# [Your task]
Copy each line below that includes "this".

━━━━━━━━━━

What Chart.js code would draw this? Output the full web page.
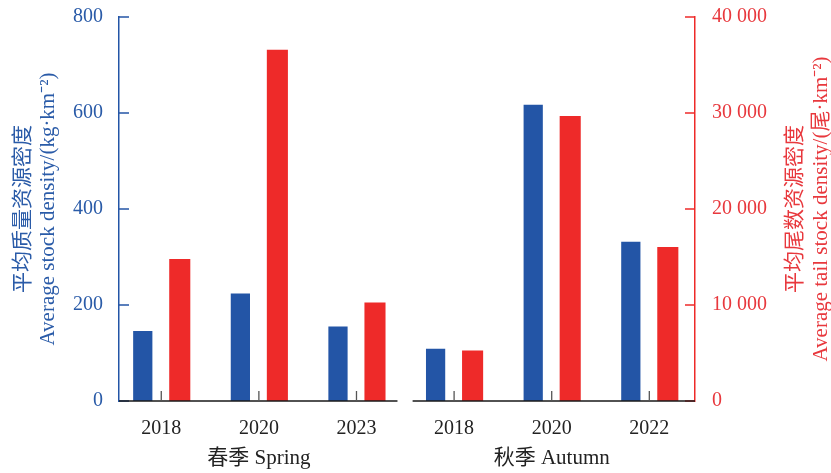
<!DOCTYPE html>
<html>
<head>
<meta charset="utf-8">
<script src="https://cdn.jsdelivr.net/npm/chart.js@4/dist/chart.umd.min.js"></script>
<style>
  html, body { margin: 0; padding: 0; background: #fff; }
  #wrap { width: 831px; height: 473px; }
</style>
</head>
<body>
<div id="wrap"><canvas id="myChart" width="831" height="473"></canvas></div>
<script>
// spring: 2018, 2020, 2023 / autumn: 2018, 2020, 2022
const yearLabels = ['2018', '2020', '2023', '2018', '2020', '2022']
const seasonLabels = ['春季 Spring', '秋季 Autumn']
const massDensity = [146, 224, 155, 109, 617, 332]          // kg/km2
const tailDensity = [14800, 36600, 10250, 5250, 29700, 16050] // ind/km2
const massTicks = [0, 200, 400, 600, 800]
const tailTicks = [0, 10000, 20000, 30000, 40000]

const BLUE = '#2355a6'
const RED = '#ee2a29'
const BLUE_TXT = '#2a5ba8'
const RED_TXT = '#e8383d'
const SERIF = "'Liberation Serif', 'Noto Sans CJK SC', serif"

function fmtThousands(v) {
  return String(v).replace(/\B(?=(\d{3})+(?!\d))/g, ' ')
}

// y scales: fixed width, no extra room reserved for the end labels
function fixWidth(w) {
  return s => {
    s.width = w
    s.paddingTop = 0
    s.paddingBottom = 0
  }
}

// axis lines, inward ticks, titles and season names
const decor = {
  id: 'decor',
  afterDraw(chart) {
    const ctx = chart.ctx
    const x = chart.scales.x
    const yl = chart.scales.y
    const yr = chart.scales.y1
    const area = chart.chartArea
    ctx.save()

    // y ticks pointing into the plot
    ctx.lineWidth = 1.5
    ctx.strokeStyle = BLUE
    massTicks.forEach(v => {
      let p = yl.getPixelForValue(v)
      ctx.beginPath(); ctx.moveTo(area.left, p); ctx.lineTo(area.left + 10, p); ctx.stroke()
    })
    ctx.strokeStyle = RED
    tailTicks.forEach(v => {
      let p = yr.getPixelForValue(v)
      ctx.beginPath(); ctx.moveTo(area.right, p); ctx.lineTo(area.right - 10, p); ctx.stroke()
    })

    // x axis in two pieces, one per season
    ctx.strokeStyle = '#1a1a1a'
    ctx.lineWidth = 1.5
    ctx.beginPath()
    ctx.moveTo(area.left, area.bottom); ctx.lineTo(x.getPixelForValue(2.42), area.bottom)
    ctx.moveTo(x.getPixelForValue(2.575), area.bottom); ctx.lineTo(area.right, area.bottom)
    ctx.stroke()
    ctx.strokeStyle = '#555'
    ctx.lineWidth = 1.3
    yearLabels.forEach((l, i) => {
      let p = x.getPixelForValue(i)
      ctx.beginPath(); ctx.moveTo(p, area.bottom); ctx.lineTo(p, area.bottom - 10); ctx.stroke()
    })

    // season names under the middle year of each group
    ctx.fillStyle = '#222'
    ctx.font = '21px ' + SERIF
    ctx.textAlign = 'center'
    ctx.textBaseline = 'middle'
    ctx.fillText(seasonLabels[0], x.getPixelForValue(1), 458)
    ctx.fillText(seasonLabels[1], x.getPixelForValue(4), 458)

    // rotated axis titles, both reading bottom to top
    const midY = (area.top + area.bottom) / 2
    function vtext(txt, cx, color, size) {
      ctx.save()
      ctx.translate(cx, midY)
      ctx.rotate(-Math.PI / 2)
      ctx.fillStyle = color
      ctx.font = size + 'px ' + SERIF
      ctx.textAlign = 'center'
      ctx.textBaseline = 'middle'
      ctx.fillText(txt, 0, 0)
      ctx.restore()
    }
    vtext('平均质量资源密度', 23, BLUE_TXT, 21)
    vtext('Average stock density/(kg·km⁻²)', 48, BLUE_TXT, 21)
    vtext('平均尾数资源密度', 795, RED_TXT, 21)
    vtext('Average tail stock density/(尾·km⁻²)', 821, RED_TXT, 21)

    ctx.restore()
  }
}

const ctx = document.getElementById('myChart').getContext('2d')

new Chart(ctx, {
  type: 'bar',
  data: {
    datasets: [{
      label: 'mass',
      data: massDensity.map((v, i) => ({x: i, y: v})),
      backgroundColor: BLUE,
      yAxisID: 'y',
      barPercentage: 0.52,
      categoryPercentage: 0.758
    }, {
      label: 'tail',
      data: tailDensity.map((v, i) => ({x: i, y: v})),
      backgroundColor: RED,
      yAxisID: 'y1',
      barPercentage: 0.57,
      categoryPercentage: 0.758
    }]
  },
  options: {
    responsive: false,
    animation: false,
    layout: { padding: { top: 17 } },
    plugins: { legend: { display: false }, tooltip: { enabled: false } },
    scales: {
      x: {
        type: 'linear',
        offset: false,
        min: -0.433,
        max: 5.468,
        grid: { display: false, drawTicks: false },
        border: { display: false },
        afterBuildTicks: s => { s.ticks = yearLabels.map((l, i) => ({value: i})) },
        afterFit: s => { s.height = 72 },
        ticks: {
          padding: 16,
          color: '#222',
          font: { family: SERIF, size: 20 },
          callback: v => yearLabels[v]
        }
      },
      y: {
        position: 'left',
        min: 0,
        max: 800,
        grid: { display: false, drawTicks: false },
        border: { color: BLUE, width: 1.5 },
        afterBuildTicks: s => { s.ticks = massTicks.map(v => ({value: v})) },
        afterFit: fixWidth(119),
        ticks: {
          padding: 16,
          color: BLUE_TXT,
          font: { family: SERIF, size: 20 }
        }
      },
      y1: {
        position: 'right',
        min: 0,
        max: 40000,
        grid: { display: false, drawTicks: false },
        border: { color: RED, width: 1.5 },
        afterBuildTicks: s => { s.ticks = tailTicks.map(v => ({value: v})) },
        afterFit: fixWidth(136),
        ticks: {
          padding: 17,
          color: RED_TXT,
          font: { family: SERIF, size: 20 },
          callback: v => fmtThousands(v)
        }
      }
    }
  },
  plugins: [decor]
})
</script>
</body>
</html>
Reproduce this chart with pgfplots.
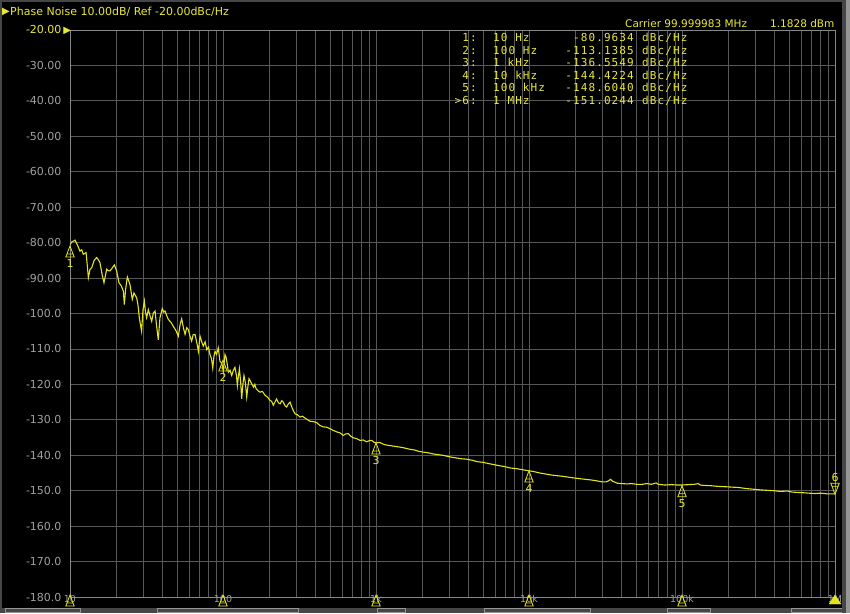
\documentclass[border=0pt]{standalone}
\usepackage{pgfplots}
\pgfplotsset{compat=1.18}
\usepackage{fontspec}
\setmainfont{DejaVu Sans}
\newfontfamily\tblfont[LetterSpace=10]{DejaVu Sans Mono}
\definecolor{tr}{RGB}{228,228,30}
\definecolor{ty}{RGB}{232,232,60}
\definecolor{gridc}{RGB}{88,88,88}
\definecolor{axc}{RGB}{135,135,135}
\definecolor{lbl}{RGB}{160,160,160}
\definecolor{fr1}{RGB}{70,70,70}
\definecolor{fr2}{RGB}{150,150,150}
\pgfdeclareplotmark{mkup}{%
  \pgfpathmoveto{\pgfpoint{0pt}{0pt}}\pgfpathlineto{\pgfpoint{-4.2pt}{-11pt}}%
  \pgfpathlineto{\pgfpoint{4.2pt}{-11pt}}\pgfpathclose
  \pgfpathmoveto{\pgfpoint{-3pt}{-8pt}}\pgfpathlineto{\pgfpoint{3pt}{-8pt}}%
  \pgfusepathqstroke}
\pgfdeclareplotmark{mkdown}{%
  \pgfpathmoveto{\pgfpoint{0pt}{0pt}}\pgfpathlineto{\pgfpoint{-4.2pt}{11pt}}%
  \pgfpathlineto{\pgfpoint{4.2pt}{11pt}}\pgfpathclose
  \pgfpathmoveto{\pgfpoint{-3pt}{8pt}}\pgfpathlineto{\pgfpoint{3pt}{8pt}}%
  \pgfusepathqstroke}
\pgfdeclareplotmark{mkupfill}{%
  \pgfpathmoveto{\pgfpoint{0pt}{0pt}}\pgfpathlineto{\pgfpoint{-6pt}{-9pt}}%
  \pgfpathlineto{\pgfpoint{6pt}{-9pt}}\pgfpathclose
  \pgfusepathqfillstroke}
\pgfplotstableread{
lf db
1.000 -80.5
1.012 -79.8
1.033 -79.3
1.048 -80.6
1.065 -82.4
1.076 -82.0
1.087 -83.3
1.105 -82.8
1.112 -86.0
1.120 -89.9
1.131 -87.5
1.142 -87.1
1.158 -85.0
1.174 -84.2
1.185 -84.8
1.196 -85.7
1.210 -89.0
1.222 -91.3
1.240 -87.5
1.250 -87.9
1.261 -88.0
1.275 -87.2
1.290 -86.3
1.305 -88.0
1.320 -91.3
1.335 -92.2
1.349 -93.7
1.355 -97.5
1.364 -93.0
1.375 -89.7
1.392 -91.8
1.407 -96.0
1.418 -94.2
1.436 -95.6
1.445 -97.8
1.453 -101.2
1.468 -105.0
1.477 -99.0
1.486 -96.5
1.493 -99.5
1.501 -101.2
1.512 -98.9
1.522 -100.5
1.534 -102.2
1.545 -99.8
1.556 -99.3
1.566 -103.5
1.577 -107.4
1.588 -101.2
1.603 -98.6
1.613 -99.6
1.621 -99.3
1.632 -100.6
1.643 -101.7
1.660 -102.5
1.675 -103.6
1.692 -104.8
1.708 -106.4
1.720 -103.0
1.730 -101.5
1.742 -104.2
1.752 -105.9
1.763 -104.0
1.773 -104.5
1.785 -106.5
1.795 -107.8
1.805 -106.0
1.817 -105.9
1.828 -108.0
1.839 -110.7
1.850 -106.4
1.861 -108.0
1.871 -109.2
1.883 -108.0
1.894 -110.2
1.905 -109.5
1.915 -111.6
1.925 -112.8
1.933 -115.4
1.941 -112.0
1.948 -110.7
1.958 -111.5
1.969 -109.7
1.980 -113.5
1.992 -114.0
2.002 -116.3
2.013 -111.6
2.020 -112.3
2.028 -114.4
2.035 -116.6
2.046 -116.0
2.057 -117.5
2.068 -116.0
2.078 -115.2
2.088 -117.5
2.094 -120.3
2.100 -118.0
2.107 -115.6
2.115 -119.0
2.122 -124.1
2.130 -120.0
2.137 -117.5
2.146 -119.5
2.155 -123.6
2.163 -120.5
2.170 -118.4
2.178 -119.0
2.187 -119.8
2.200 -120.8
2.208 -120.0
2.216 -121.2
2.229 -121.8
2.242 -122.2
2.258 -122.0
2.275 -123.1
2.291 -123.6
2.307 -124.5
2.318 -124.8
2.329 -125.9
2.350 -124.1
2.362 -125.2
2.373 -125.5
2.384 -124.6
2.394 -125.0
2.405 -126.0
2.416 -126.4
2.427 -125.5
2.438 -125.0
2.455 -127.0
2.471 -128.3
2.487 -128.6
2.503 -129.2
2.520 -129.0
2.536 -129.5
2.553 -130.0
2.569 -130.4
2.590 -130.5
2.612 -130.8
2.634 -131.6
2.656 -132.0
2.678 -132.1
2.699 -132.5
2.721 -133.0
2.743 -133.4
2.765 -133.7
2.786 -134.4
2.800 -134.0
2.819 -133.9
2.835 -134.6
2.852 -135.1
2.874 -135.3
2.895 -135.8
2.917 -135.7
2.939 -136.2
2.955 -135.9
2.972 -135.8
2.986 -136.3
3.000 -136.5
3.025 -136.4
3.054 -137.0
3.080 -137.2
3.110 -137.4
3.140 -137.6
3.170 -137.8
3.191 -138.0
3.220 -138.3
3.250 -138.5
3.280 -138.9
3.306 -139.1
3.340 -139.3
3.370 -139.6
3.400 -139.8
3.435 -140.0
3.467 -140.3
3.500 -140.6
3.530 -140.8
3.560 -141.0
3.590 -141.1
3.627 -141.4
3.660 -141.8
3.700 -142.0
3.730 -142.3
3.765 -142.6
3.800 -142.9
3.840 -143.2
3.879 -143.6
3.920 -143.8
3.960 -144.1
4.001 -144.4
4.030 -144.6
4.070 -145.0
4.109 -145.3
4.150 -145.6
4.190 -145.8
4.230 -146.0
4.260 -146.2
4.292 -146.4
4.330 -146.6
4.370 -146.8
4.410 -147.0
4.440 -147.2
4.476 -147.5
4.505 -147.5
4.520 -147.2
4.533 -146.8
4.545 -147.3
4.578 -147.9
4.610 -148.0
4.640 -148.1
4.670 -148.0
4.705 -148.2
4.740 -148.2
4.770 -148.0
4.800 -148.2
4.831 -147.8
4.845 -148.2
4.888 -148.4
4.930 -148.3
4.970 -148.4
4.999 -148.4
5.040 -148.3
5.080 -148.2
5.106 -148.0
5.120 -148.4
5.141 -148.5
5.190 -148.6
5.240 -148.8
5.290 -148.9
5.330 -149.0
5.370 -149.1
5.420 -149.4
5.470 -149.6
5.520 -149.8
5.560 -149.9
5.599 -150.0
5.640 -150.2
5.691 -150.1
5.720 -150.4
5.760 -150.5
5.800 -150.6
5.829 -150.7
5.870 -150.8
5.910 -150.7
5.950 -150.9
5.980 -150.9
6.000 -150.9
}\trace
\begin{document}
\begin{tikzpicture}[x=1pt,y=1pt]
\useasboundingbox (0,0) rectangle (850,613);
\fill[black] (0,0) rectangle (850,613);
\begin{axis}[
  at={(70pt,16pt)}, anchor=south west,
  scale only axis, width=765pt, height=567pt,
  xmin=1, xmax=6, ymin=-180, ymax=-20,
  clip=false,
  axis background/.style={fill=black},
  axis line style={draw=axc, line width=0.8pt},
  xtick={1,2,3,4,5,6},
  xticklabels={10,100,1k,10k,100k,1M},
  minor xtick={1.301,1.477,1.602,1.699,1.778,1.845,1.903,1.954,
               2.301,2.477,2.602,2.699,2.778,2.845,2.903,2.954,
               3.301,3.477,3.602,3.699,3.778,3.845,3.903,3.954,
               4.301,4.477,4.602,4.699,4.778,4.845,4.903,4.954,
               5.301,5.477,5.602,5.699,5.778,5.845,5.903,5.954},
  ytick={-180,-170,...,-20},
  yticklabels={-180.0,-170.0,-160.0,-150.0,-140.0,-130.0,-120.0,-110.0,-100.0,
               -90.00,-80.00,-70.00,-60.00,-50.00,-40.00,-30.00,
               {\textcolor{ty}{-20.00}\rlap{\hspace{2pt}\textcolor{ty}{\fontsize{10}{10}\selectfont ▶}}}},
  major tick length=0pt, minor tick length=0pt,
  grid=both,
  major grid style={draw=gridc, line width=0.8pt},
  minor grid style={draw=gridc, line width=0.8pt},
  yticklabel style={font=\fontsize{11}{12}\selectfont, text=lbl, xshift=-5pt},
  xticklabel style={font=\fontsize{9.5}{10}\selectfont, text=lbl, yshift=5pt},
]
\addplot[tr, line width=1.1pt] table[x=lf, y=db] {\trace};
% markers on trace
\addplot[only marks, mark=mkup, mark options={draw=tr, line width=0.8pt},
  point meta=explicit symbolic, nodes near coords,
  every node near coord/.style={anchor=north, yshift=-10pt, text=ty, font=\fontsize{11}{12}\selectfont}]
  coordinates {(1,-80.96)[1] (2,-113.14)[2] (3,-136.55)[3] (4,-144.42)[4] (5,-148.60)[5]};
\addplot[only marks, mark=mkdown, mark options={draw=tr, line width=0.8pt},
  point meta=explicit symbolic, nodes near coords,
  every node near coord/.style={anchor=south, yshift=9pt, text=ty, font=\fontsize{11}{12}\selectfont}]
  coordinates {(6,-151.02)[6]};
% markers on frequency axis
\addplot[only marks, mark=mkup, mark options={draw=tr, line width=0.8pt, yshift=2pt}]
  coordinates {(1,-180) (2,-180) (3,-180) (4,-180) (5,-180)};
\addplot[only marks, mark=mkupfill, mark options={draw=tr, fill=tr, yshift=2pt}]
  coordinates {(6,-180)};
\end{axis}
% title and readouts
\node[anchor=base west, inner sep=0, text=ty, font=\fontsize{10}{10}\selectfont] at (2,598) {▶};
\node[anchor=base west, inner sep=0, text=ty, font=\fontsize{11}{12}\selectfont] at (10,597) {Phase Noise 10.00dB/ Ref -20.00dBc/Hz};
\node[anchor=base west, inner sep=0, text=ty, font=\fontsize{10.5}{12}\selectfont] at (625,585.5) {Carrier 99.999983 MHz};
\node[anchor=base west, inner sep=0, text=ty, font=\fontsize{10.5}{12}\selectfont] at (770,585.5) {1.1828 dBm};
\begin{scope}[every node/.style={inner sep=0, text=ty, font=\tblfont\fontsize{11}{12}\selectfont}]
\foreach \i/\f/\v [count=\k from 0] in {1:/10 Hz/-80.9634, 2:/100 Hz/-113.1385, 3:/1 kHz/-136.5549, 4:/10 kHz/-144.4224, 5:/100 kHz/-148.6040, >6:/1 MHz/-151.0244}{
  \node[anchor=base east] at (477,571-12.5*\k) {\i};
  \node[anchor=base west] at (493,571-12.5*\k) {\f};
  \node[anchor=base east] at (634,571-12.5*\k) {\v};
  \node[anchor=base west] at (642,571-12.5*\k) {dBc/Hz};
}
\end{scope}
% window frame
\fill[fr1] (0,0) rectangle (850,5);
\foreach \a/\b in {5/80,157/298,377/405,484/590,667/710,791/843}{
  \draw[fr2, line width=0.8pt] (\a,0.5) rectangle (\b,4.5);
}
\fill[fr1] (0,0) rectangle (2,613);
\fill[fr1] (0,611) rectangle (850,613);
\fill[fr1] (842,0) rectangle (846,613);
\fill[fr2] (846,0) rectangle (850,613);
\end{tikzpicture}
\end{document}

━━━━━━━━━━

# [Answer]
What Chart.js code would draw this? Output the full web page.
Reproduce this chart with pgfplots.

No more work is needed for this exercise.